The inquiry also heard witness impact statements. A Somalian who survived the fatal voyage said a rescue didn’t come because refugees were seen as animals. This isn’t only a slur on the work of coastguards who risk their lives on repeated rescue missions, it also ignores the millions of Britons whose thoughts about illegal migration are never officially sought. The faceless masses for whom the arrival of thousands of undocumented males in struggling communities is the greatest preventable tragedy of the age. Where, they might ask, is the government’s inquiry into that? When do they get their victim impact statements?

Migrants being rescued in the channel.

Not all those seeking refuge in the UK are acting in good faith.

Getty Images

This is deeply uncomfortable territory. No right-thinking person seeks to be callous and inhumane. Our human instinct is to assume all those who seek sanctuary in the UK are acting in good faith. Increasingly, we realise that isn’t true. Where data on crime by nationality is available, it paints a bleak picture where some migrant groups do infinitely worse than others, even though we treat all of them equally.

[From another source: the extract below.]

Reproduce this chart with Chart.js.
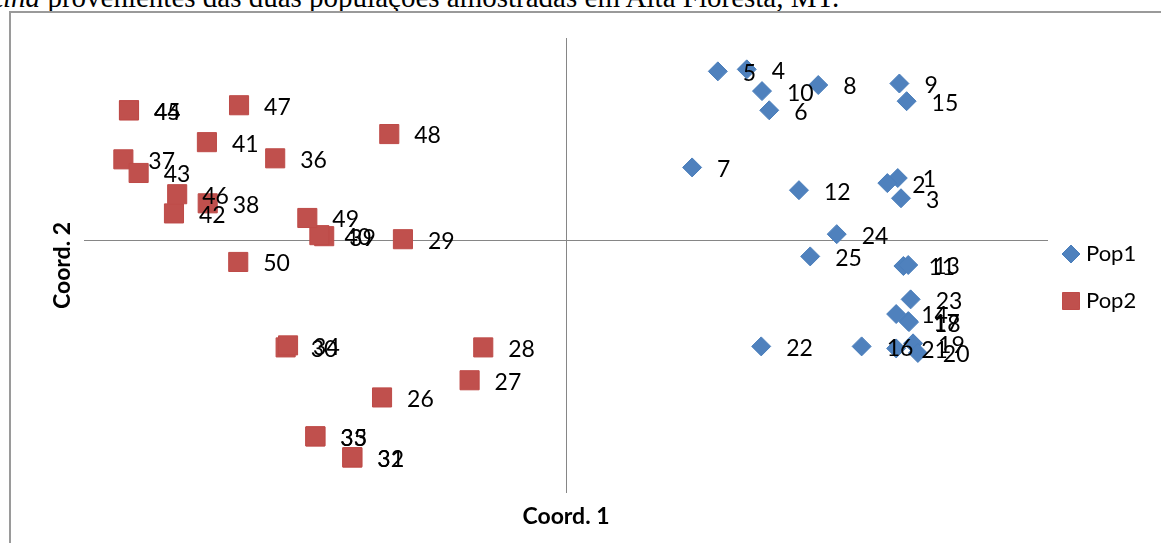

And for that reason I think there is a growing public acceptance that governments must be willing to be forceful if illegal migrants are to be deterred. The release of footage of migrant arrests by the Poles this week seems to make exactly that point. They know that an effective hard border, backed up by force, isn’t just about stopping migrants at the point of entry. It’s about deterring others before they think about leaving home in the first instance. If you come, expect to be greeted with a rifle, not a blanket.

For British officials this calculation is even more pointed. If we were prepared to show would-be migrants that attempting to cross the Channel will end in failure, and that responsibility for failure (when it comes) is not ours but the migrants themselves, then the effect would be transformative.

If Britain were to announce, for instance, that (from a given date) it would physically force back boats - potentially risking harm to those on board - their would be howls of outrage from charities. But the short term pain would yield long-term humanitarian gain. If fewer migrants attempted the perilous voyage, fewer would perish along the way.

Don’t expect the MSM to treat this issue fairly. In 2015 I travelled to Croatia, Serbia, Greece and Hungary with a TV crew to cover the arrival of hundreds of thousands of migrants ‘from Syria’. On the Hungarian border I watched young men in Jihadi bandanas hurl rocks at police blocking their way deeper into Europe.

When the tear gas settled my colleagues gathered around a stretcher, not carrying one of several riot-policeman felled by rocks, but bearing a pregnant woman wearing a headscarf. That, for them, was the story. The testimony of millions of Hungarians who, for historical reasons have a well-founded fear of invasions from the East, did not feature.